Task objective:
Set out each line from the following listing that includes the word "this".

Supplied material:
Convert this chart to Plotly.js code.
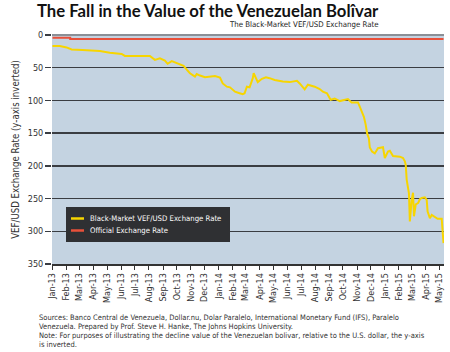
* * *
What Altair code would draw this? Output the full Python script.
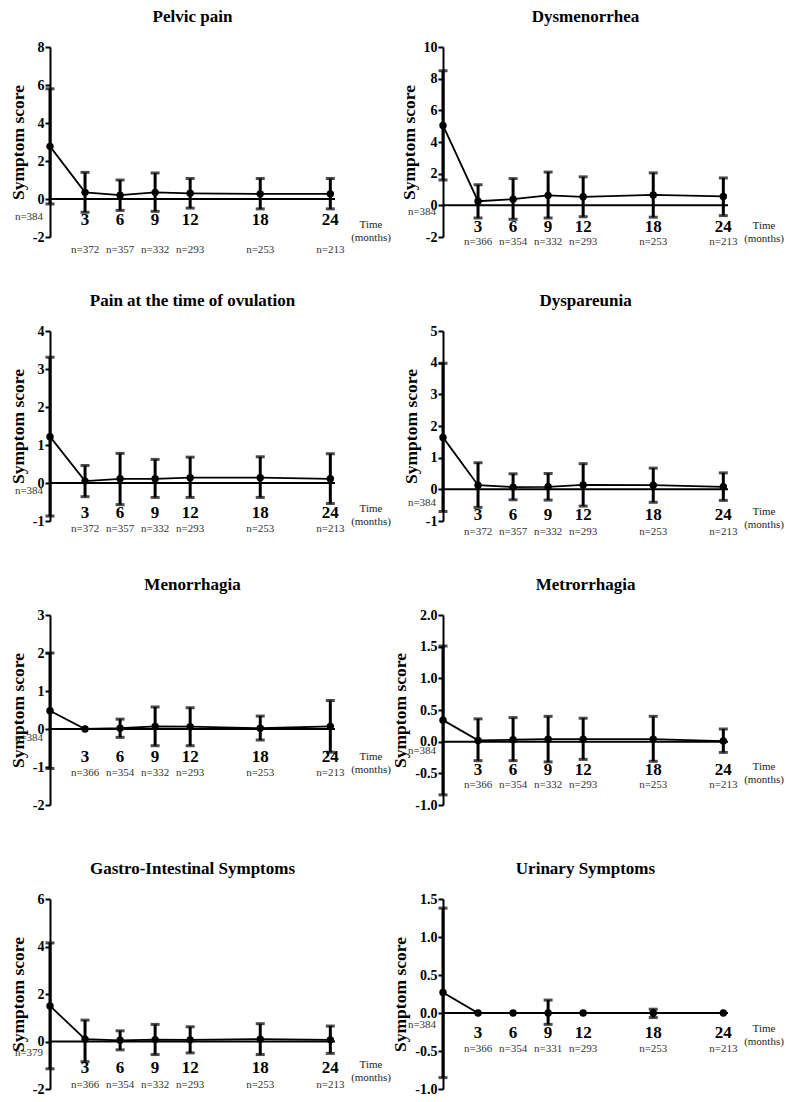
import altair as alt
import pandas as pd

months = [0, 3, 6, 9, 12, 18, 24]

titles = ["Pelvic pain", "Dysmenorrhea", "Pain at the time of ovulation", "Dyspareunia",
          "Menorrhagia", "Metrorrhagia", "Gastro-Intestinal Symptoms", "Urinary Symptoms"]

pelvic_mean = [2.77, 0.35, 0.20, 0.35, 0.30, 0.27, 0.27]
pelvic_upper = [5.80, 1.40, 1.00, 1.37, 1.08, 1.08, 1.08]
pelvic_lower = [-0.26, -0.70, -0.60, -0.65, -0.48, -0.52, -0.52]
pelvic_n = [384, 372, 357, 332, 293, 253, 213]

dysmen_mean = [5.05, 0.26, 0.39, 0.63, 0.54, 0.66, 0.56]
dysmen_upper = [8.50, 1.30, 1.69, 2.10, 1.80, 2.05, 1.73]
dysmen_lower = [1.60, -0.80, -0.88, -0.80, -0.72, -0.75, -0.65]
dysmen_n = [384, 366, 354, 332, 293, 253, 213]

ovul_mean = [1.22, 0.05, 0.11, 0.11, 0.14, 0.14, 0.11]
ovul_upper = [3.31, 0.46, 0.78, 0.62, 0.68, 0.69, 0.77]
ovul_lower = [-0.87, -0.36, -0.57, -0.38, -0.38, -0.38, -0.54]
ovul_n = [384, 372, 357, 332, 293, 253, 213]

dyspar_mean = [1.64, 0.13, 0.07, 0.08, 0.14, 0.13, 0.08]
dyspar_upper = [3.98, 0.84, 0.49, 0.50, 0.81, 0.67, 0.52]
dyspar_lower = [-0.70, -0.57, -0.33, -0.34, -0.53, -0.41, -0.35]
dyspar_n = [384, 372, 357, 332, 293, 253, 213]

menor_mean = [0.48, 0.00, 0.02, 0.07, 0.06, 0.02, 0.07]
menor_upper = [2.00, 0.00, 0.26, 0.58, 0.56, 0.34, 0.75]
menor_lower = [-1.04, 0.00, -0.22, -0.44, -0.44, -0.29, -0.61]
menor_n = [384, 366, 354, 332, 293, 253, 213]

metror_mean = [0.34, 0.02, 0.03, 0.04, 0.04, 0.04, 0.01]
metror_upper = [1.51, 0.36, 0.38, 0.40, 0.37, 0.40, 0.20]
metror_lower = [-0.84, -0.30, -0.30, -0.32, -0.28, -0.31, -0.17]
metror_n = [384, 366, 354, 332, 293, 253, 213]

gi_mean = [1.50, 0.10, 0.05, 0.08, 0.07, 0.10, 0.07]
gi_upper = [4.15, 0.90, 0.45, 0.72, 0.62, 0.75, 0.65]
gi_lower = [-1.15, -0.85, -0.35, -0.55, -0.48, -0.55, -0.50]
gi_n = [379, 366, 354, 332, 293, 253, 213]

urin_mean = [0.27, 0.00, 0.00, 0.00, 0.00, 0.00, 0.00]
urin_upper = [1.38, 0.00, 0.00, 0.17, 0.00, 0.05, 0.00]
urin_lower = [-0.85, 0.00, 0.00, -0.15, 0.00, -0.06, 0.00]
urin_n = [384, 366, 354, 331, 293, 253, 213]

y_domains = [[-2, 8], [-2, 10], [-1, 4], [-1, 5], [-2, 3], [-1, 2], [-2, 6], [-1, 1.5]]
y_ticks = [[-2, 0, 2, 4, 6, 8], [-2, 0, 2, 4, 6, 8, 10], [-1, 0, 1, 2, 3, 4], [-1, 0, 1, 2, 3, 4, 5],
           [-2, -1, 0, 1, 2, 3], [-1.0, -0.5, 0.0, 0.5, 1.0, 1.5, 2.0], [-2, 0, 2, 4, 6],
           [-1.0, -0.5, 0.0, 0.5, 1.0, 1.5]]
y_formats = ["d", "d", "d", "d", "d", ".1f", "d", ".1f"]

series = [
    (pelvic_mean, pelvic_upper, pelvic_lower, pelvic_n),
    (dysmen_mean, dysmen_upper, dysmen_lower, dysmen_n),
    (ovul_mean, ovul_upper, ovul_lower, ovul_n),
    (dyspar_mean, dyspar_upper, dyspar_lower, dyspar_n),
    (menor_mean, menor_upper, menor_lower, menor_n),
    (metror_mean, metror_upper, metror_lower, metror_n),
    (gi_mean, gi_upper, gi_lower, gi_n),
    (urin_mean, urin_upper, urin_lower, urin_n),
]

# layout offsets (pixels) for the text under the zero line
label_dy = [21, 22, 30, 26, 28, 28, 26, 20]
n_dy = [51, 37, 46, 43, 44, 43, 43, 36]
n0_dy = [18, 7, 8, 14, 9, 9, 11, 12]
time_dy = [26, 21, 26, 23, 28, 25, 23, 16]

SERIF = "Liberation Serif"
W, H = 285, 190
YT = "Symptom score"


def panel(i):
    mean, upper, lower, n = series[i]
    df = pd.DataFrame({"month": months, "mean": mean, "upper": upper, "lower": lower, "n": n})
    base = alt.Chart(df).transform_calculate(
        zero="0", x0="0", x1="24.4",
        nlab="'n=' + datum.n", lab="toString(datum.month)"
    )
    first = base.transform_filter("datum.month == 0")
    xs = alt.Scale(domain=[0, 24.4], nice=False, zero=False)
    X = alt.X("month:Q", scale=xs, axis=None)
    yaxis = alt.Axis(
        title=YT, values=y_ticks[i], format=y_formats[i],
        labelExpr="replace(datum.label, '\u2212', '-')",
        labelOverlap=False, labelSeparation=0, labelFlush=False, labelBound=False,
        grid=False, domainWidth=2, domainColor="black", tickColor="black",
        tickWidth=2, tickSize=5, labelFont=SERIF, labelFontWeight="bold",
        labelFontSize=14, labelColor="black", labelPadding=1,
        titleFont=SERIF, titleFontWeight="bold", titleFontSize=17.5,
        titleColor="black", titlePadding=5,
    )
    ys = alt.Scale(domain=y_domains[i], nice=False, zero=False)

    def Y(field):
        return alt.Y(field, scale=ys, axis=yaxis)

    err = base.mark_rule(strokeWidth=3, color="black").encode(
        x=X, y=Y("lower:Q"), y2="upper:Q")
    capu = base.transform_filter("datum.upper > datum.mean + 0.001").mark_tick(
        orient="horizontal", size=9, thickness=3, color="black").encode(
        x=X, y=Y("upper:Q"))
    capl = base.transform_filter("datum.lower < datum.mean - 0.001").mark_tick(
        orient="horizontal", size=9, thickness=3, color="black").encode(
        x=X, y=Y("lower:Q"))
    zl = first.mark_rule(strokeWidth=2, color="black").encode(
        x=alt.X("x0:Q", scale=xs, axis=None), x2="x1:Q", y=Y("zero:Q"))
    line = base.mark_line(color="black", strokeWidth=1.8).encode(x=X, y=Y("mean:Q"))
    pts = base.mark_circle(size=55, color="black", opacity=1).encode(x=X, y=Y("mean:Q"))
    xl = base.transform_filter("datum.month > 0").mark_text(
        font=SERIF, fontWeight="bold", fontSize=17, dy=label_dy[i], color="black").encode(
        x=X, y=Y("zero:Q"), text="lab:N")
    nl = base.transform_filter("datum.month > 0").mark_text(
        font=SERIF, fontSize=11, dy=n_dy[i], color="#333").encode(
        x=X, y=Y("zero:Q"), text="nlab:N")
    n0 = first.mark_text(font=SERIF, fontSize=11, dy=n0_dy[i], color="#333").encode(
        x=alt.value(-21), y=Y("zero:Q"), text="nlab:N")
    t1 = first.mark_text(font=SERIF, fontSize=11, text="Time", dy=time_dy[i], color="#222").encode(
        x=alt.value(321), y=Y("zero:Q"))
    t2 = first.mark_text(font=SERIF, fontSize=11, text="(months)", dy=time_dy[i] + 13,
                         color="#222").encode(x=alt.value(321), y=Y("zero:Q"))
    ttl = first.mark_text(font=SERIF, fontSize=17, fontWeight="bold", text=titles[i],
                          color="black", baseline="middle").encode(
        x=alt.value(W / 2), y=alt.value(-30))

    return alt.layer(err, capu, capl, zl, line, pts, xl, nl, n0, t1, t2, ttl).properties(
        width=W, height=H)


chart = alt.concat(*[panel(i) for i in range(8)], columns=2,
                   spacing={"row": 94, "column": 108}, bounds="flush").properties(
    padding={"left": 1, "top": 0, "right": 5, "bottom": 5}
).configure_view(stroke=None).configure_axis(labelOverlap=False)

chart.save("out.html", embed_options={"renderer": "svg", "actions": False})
* * *
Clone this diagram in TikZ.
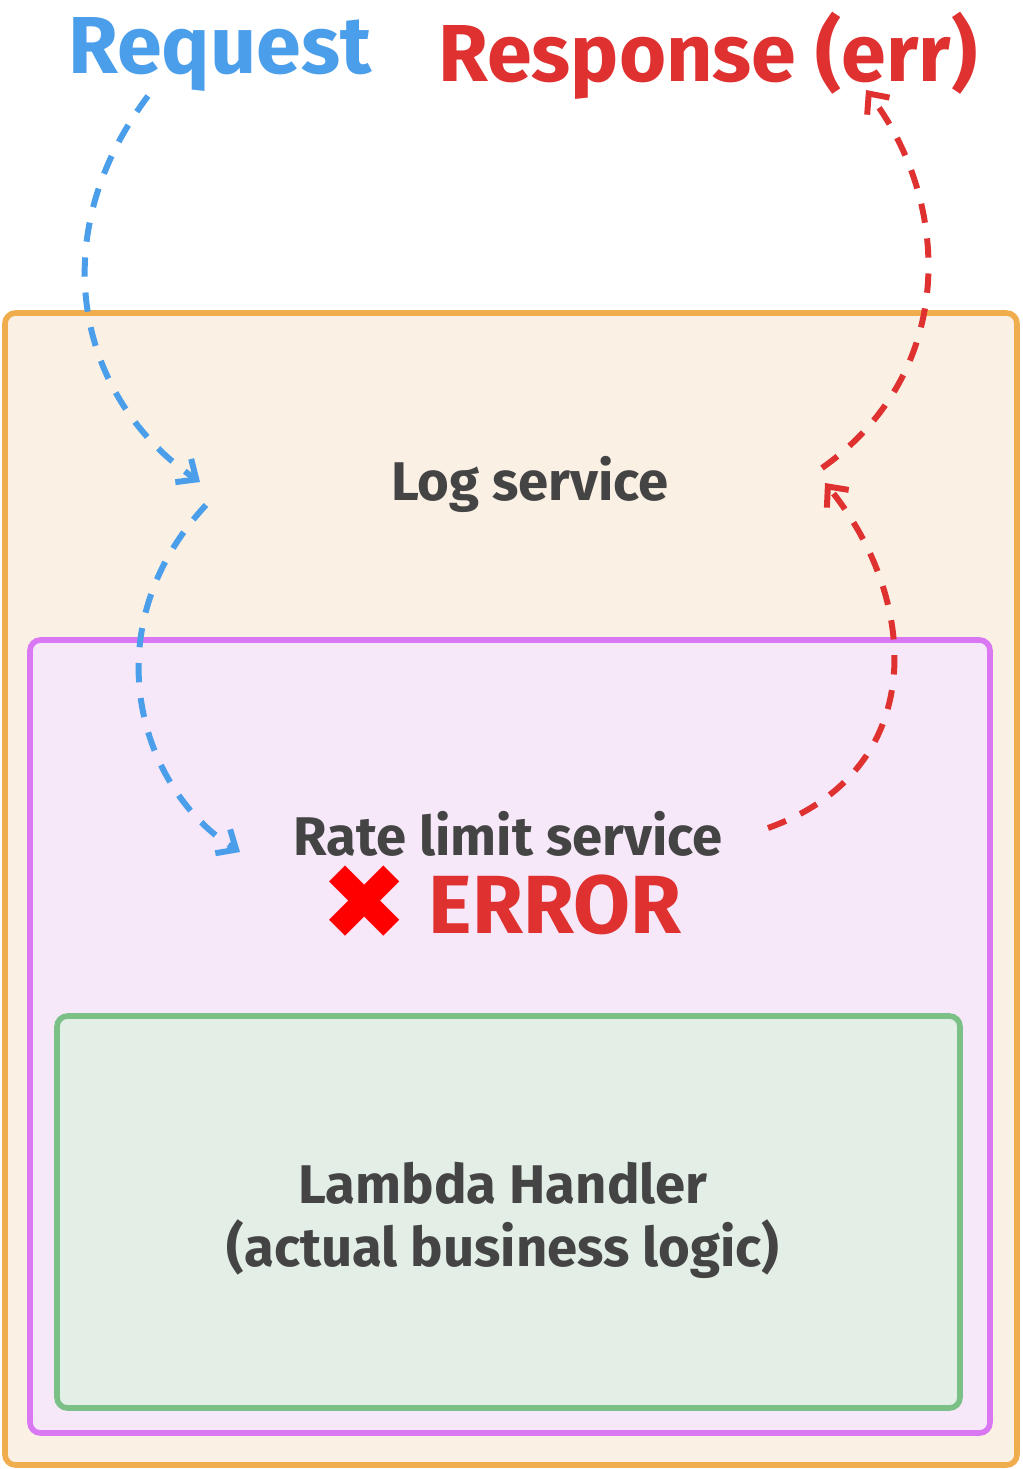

Solution below:
Convert this chart to Plotly.js code.
What Altair code would draw this? Output the full Python script.
Clone this diagram in TikZ.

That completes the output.